O sistema foge ao padrão mais comum, de antologias ou publicações periódicas. Mas vale a pena lançar 14 livros de uma vez? "Toda editora se fortalece por meio de um catálogo, e o fato de ter 14 títulos soma os públicos desses autores, mistura tudo", diz Silvestrin.
Só que não é fácil reunir o grupo todo. Na estréia da editora, em novembro, durante a Feira do Livro de Porto Alegre, estavam ausentes Glauco e Ricardo Portugal. A estratégia, diz Brito, é levar pelo menos dois poetas aos eventos.
"Temos uma programação pelo interior do Estado e em Santa Catarina e também queremos entrar no circuito universitário, onde há um interesse na poesia", declara Brito, para quem o boca a boca e a internet também serão ferramentas importantes.

Critérios
Apesar de buscar um impacto no mercado, a seleção escalada pela editora -que pôs números nas costas de cada autor, como um time- atende, segundo seus responsáveis, a critérios subjetivos, como convém à arte.
"São pessoas que dominam a linguagem poética dentro de uma história, que têm um estilo maduro e dialogam com alguma vertente. São lúcidos objetos de linguagem", afirma Silvestrin, citando João Cabral de Melo Neto.
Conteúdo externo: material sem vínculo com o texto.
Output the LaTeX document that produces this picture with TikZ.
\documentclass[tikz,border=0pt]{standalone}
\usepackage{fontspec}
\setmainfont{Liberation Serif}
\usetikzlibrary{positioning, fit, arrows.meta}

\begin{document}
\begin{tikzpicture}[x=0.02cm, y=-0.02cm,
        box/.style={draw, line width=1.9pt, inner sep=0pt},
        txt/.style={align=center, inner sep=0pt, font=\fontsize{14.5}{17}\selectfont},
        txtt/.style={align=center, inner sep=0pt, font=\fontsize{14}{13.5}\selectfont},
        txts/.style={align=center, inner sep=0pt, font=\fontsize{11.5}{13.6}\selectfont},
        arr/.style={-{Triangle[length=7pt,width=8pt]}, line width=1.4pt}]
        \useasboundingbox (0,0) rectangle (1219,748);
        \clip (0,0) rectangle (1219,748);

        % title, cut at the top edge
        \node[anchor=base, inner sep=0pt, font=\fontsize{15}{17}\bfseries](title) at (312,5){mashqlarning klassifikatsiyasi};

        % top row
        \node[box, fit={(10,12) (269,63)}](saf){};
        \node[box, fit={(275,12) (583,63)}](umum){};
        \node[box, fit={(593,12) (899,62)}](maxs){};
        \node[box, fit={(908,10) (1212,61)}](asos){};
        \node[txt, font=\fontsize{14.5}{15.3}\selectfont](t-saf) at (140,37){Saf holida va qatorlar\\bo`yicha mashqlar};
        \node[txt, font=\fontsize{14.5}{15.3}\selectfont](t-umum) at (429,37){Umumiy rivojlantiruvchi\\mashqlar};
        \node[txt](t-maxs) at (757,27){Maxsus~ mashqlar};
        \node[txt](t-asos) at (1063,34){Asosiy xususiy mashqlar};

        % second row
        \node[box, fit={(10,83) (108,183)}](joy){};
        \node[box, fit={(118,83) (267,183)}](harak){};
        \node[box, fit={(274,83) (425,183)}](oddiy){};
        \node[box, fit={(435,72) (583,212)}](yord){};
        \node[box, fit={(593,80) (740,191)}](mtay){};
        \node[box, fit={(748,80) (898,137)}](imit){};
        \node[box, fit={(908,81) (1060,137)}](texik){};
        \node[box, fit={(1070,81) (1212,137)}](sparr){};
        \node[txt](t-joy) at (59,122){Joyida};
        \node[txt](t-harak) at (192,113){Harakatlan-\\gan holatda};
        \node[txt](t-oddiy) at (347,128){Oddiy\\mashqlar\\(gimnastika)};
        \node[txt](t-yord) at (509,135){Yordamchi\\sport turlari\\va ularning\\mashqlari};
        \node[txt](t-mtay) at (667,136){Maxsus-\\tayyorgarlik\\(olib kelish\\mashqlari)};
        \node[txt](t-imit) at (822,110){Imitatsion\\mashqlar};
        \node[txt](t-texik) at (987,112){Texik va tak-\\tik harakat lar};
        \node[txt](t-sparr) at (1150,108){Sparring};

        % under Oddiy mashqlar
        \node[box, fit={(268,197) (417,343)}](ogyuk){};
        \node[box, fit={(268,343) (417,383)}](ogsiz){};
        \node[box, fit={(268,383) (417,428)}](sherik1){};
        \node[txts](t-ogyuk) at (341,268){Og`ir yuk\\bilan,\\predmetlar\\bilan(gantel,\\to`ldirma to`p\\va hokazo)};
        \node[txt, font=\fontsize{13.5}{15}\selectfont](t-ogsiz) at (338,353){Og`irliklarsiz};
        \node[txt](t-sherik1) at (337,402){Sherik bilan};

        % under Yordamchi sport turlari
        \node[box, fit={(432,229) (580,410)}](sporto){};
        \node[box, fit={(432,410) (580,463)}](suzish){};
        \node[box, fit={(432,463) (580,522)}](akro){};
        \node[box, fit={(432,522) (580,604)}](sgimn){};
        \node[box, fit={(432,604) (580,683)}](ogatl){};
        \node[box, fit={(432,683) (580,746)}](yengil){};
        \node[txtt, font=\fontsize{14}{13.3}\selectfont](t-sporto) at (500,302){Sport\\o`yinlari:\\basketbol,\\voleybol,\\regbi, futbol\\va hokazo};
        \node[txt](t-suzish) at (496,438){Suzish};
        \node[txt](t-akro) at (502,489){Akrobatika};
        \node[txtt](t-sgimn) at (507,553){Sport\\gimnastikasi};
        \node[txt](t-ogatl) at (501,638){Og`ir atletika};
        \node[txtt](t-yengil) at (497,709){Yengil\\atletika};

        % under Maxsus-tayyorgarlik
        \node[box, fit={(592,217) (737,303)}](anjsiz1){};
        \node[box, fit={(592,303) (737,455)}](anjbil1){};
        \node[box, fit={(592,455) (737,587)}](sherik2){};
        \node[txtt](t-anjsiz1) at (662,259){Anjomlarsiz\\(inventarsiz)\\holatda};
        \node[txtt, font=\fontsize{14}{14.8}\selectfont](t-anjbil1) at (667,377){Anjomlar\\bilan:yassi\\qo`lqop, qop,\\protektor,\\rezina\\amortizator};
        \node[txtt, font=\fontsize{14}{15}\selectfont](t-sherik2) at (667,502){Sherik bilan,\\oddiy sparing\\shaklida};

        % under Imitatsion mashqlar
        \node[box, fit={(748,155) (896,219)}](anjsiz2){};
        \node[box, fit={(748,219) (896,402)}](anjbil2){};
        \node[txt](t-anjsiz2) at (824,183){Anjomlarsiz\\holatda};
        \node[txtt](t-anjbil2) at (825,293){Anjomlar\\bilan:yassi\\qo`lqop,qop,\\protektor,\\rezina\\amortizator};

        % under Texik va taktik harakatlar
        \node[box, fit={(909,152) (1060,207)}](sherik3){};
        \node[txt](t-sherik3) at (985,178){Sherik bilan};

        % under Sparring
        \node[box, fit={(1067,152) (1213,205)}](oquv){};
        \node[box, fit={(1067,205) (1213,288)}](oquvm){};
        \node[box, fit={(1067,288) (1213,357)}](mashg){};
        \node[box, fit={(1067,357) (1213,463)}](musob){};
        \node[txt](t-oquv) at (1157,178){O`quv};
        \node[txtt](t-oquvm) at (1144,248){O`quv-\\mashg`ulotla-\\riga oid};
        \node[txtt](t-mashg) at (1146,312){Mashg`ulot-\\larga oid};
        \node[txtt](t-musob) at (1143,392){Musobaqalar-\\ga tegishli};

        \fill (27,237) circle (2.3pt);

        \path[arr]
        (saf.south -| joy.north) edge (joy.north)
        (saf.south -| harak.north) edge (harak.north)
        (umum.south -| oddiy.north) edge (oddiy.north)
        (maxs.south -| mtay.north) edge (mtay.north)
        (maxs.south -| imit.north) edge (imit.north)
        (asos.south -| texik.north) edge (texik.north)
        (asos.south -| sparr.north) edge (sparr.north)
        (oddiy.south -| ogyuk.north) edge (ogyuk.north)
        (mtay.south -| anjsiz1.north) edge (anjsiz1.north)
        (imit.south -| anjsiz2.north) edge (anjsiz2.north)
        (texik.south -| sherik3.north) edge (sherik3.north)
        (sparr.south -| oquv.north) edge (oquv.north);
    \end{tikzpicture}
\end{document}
Alguns já eram conhecidos de Silvestrin desde a época da universidade, como João Angelo Salvadori, Celso Gutfreind e Ricardo Portugal. Outros, como Ronald Augusto, vieram de leituras e de eventos de poesia.
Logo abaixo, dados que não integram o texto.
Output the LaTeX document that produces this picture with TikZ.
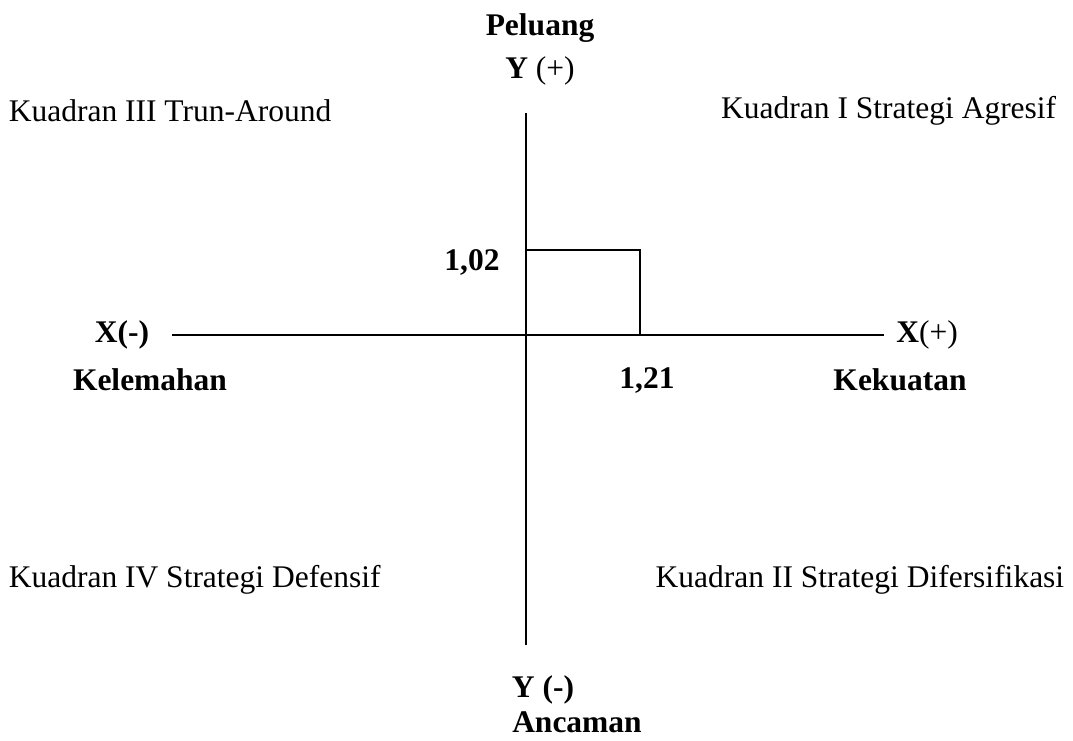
\documentclass[tikz,border=0pt]{standalone}
\usepackage{fontspec}
\setmainfont{Liberation Serif}
\usetikzlibrary{positioning}

\begin{document}
\begin{tikzpicture}[x=1pt, y=-1pt, line width=1.6pt]
\tikzstyle{lbl} = [inner sep=0pt, font=\fontsize{31.5}{36}\selectfont]
\tikzstyle{bold} = [lbl, font=\fontsize{31.5}{36}\selectfont\bfseries]
\tikzstyle{quad} = [lbl, anchor=west]
\useasboundingbox (0,0) rectangle (1073,740);

    % axis ends
    \coordinate (top) at (526,113);
    \coordinate (bottom) at (526,645);
    \coordinate (left) at (172,335);
    \coordinate (right) at (884,335);
    \coordinate (origin) at (526,335);
    \coordinate (ypt) at (526,250);
    \coordinate (xpt) at (640,335);
    \coordinate (corner) at (640,250);

    \node [bold] (peluang) at (540,28) {Peluang};
    \node [bold] (ypos) at (540,71) {Y \textmd{(+)}};
    \node [bold] (yneg) at (543,690) {Y (-)};
    \node [bold] (ancaman) at (577,722) {Ancaman};
    \node [bold] (xneg) at (122,335) {X(-)};
    \node [bold] (kelemahan) at (150,380) {Kelemahan};
    \node [bold] (xpos) at (927,335) {X\textmd{(+)}};
    \node [bold] (kekuatan) at (900,380) {Kekuatan};
    \node [bold] (yval) at (472,262) {1,02};
    \node [bold] (xval) at (647,380) {1,21};

    \node [quad] (q3) at (8,111) {Kuadran III Trun-Around};
    \node [lbl, anchor=east] (q1) at (1057,111) {Kuadran I Strategi Agresif};
    \node [quad] (q4) at (8,580) {Kuadran IV Strategi Defensif};
    \node [lbl, anchor=east] (q2) at (1065,580) {Kuadran II Strategi Difersifikasi};

    % axes and the point
    \draw (top) -- (bottom);
    \draw (left) -- (right);
    \draw [line width=1.2pt] (ypt) -- (corner) -- (xpt);

\end{tikzpicture}
\end{document}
"A Alice Ruiz ficou tão empolgada com a idéia de uma editora só de poemas que eu falei: "Puxa, então dá um livro para a gente. Ela se empolgou bastante com a minha poesia quando nos conhecemos", conta Silvestrin. O [Paulo Seben] já tinha um livro pronto [de poemas satíricos e pornográficos], mas não queria lançar. "Vou arrumar um problema com a minha mulher", ele disse."
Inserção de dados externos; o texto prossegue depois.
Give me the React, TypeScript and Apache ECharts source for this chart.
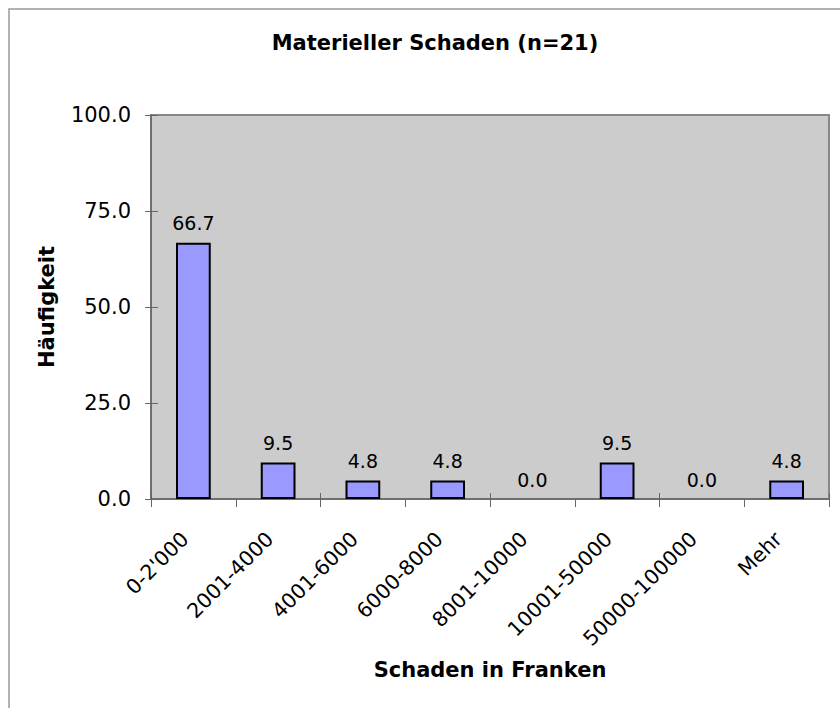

Não há, para os editores, nenhuma obrigação estética dentro da seleção da editora. Brito afirma que a única preocupação é fugir de um conservadorismo.
"Não queremos representar uma corrente, uma moda. Queremos poesia boa e uma reflexão sobre o momento atual dela no Brasil", afirma Brito. "Mas, se for o caso, nada nos impede de ter um livro com o Ferreira Gullar com a nossa camiseta", diz Silvestrin.
Segundo os editores, o surgimento da Ame o Poema já atraiu o interesse de vários poetas, o que já faz a editora prometer em novos lançamentos para breve.
"Tem a Rosa Clement e o Aníbal Beça, de Manaus, que têm textos ótimos, e outros autores que nós recebemos por indicação de amigos", diz Silvestrin.

AME O POEMA. 20 títulos de poesia, editados por Ricardo Silvestrin e Alexandre Bito. Quanto: R$ 20 (cada livro). Onde achar: www.paubrasil.com.br/ameopoema.